• _Source data_:
_ _ _ _ _

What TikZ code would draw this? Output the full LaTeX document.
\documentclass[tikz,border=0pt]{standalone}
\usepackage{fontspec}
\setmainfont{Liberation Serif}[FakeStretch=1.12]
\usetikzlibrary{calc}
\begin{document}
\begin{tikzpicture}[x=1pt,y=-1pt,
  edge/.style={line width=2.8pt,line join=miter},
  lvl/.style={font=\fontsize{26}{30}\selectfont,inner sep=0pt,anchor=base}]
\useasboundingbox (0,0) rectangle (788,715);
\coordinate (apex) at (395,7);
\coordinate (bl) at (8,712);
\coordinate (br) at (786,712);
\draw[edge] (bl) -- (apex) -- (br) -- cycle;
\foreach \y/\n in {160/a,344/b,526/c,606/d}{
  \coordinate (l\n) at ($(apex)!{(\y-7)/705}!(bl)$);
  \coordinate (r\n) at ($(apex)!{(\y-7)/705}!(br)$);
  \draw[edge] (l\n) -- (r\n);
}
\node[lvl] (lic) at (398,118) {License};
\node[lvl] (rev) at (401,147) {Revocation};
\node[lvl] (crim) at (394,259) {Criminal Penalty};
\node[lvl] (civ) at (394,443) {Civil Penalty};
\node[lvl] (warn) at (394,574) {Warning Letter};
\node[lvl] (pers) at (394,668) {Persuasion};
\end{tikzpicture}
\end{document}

_ _ _ _ _

Return the lines above exactly, keeping every word.

• _The output_:
What TikZ code would draw this? Output the full LaTeX document.
\documentclass[tikz,border=0pt]{standalone}
\usepackage{fontspec}
\setmainfont{Liberation Serif}[FakeStretch=1.12]
\usetikzlibrary{calc}
\begin{document}
\begin{tikzpicture}[x=1pt,y=-1pt,
  edge/.style={line width=2.8pt,line join=miter},
  lvl/.style={font=\fontsize{26}{30}\selectfont,inner sep=0pt,anchor=base}]
\useasboundingbox (0,0) rectangle (788,715);
\coordinate (apex) at (395,7);
\coordinate (bl) at (8,712);
\coordinate (br) at (786,712);
\draw[edge] (bl) -- (apex) -- (br) -- cycle;
\foreach \y/\n in {160/a,344/b,526/c,606/d}{
  \coordinate (l\n) at ($(apex)!{(\y-7)/705}!(bl)$);
  \coordinate (r\n) at ($(apex)!{(\y-7)/705}!(br)$);
  \draw[edge] (l\n) -- (r\n);
}
\node[lvl] (lic) at (398,118) {License};
\node[lvl] (rev) at (401,147) {Revocation};
\node[lvl] (crim) at (394,259) {Criminal Penalty};
\node[lvl] (civ) at (394,443) {Civil Penalty};
\node[lvl] (warn) at (394,574) {Warning Letter};
\node[lvl] (pers) at (394,668) {Persuasion};
\end{tikzpicture}
\end{document}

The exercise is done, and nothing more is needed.